A few weeks ago, I wrote a couple of posts about time and rhythm. I suggested that rhythm is a fundamental yet under-appreciated element of good jazz playing and it is one of the obvious weaknesses of less experienced jazz players.

I asked readers to send me a sample of their playing so that I could hear their sense of time. I can help jazz musicians improve this critical skill.

A received a bunch of submissions and I’m making my way through all of them. If you submitted something and haven’t yet heard from me, hang in there. I tend to be pretty thorough in my responses, as one of you just saw a couple of days ago from my 1,200-word assessment and practicing recommendation.
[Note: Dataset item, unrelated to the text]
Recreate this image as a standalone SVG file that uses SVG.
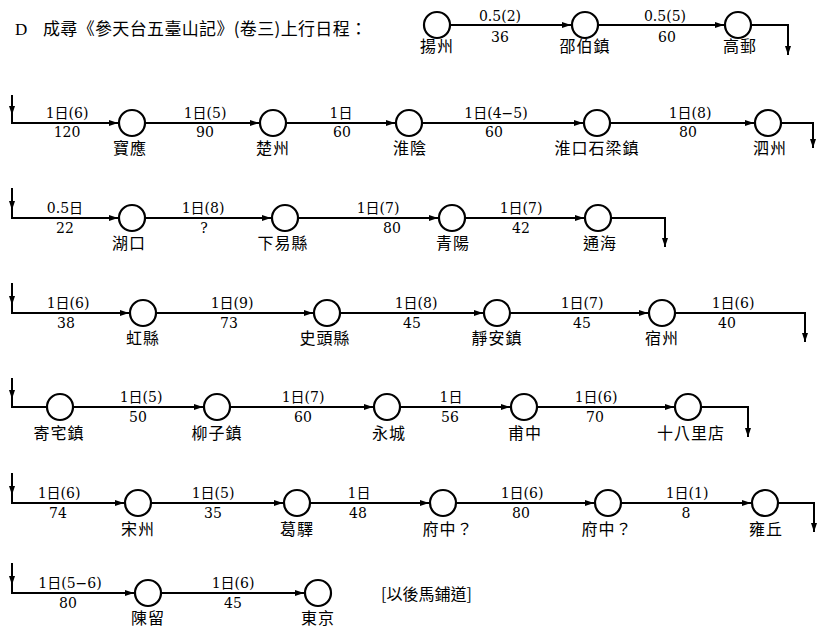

I want to better hear the playing of my readers, subscribers, and the people who pay good money for my work. How else can I give practical advice in my books and courses, and interview jazz masters asking them the questions that pertain to you? And while I do teach privately and in person, being able to communicate with players of all instruments from all over the world gives me an invaluable perspective.

Let me share some thoughts from what I’m hearing in the submissions. When it comes to the topic of time and rhythm, there are some very common threads, so perhaps take a quick listen to a recording of yourself before reading on. “Oh, I don’t need to. I already know how I play.” Do you?

Whether teaching in person or talking to somebody on the other side of the planet, I use a certain methodology. When I listen to someone play, my first impulse is not to start with, “This is what I hear and this is what you should do.”

Instead, I ask what THEY hear. In fact, for much of the lesson, I ask that question after almost everything they play. “What did you hear?”

My primary role as a teacher is to open up the student’s ears, not to prescribe what they should play over a ii-V-I. They can find that anywhere and everywhere.

If you’ve attended or listened to my masterclass called The Magic of Deep Listening  (I just posted it on YouTube), you know my advocacy for listening. It is the primary virtue for a musician. For a jazz musician, listening is like oxygen to a diver or fuel for a vehicle.

Well, thank you Captain Obvious.

 

I don’t think there is enough attention paid in music education to listening. Instead, there seems to be a greater and greater focus on eyes and the calculating brain. We are so intent on finding the ‘right’ notes, and not missing the bridge that we’ve lost perspective on the musical intent-the emotional story we are telling from our life experience.

I’ve always been fascinated by what students hear (or don’t hear) in their playing. Often, they reply with superficial surface observations rather than a clear and accurate description of their own sound.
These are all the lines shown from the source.